# [TO DO]
Reproduce all the lines below exactly and omit the images.
++++ DATA EXTRACT ++++
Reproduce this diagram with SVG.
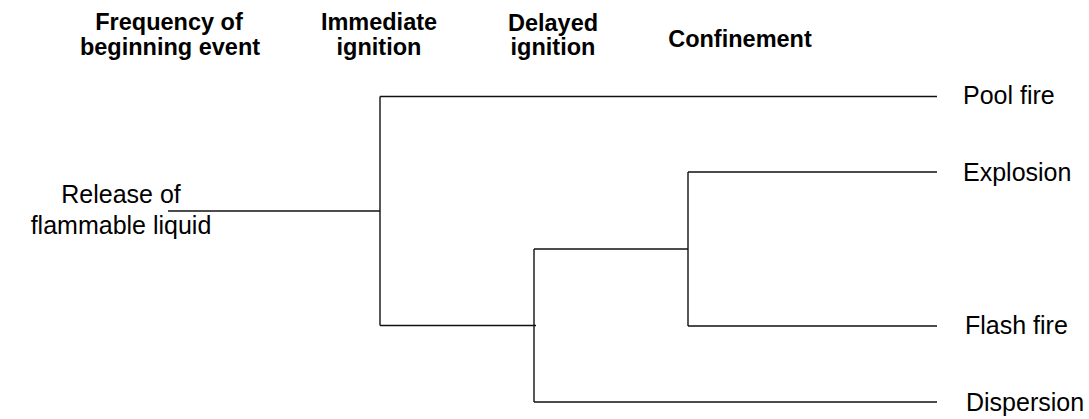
<svg xmlns="http://www.w3.org/2000/svg" width="1089" height="419" viewBox="0 0 1089 419">
  <style>
    .hdr { font-family: "Liberation Sans", Arial, sans-serif; font-weight: bold; font-size: 23.5px; fill: #000; text-anchor: middle; }
    .lbl { font-family: "Liberation Sans", Arial, sans-serif; font-size: 25px; fill: #000; }
    .ln { fill: none; stroke: #111; stroke-width: 1.4; stroke-linecap: butt; }
  </style>
  <rect width="1089" height="419" fill="#fff"/>

  <g id="header-frequency">
    <text class="hdr" x="169" y="30">Frequency of</text>
    <text class="hdr" x="170" y="55">beginning event</text>
  </g>
  <g id="header-immediate">
    <text class="hdr" x="379" y="30">Immediate</text>
    <text class="hdr" x="379" y="55">ignition</text>
  </g>
  <g id="header-delayed">
    <text class="hdr" x="553" y="31">Delayed</text>
    <text class="hdr" x="553" y="55">ignition</text>
  </g>
  <g id="header-confinement">
    <text class="hdr" x="740" y="47">Confinement</text>
  </g>

  <g id="connectors">
    <path class="ln" d="M168 211 H380"/>
    <path class="ln" d="M380 96.5 V325.5"/>
    <path class="ln" d="M380 96.5 H937"/>
    <path class="ln" d="M380 325.5 H536"/>
    <path class="ln" d="M534 249 V402"/>
    <path class="ln" d="M534 249 H688"/>
    <path class="ln" d="M688 172 V326"/>
    <path class="ln" d="M688 172 H937"/>
    <path class="ln" d="M688 326 H937"/>
    <path class="ln" d="M534 402 H937"/>
  </g>

  <g id="node-release">
    <text class="lbl" x="121" y="203" text-anchor="middle">Release of</text>
    <text class="lbl" x="121" y="234" text-anchor="middle">flammable liquid</text>
  </g>
  <g id="node-pool-fire">
    <text class="lbl" x="963" y="104">Pool fire</text>
  </g>
  <g id="node-explosion">
    <text class="lbl" x="963" y="180.5">Explosion</text>
  </g>
  <g id="node-flash-fire">
    <text class="lbl" x="965" y="334">Flash fire</text>
  </g>
  <g id="node-dispersion">
    <text class="lbl" x="966" y="411">Dispersion</text>
  </g>
</svg>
++++
# [RESPONSE TO THE TASK]
Reproduce this diagram with SVG.
<svg xmlns="http://www.w3.org/2000/svg" width="1089" height="419" viewBox="0 0 1089 419">
  <style>
    .hdr { font-family: "Liberation Sans", Arial, sans-serif; font-weight: bold; font-size: 23.5px; fill: #000; text-anchor: middle; }
    .lbl { font-family: "Liberation Sans", Arial, sans-serif; font-size: 25px; fill: #000; }
    .ln { fill: none; stroke: #111; stroke-width: 1.4; stroke-linecap: butt; }
  </style>
  <rect width="1089" height="419" fill="#fff"/>

  <g id="header-frequency">
    <text class="hdr" x="169" y="30">Frequency of</text>
    <text class="hdr" x="170" y="55">beginning event</text>
  </g>
  <g id="header-immediate">
    <text class="hdr" x="379" y="30">Immediate</text>
    <text class="hdr" x="379" y="55">ignition</text>
  </g>
  <g id="header-delayed">
    <text class="hdr" x="553" y="31">Delayed</text>
    <text class="hdr" x="553" y="55">ignition</text>
  </g>
  <g id="header-confinement">
    <text class="hdr" x="740" y="47">Confinement</text>
  </g>

  <g id="connectors">
    <path class="ln" d="M168 211 H380"/>
    <path class="ln" d="M380 96.5 V325.5"/>
    <path class="ln" d="M380 96.5 H937"/>
    <path class="ln" d="M380 325.5 H536"/>
    <path class="ln" d="M534 249 V402"/>
    <path class="ln" d="M534 249 H688"/>
    <path class="ln" d="M688 172 V326"/>
    <path class="ln" d="M688 172 H937"/>
    <path class="ln" d="M688 326 H937"/>
    <path class="ln" d="M534 402 H937"/>
  </g>

  <g id="node-release">
    <text class="lbl" x="121" y="203" text-anchor="middle">Release of</text>
    <text class="lbl" x="121" y="234" text-anchor="middle">flammable liquid</text>
  </g>
  <g id="node-pool-fire">
    <text class="lbl" x="963" y="104">Pool fire</text>
  </g>
  <g id="node-explosion">
    <text class="lbl" x="963" y="180.5">Explosion</text>
  </g>
  <g id="node-flash-fire">
    <text class="lbl" x="965" y="334">Flash fire</text>
  </g>
  <g id="node-dispersion">
    <text class="lbl" x="966" y="411">Dispersion</text>
  </g>
</svg>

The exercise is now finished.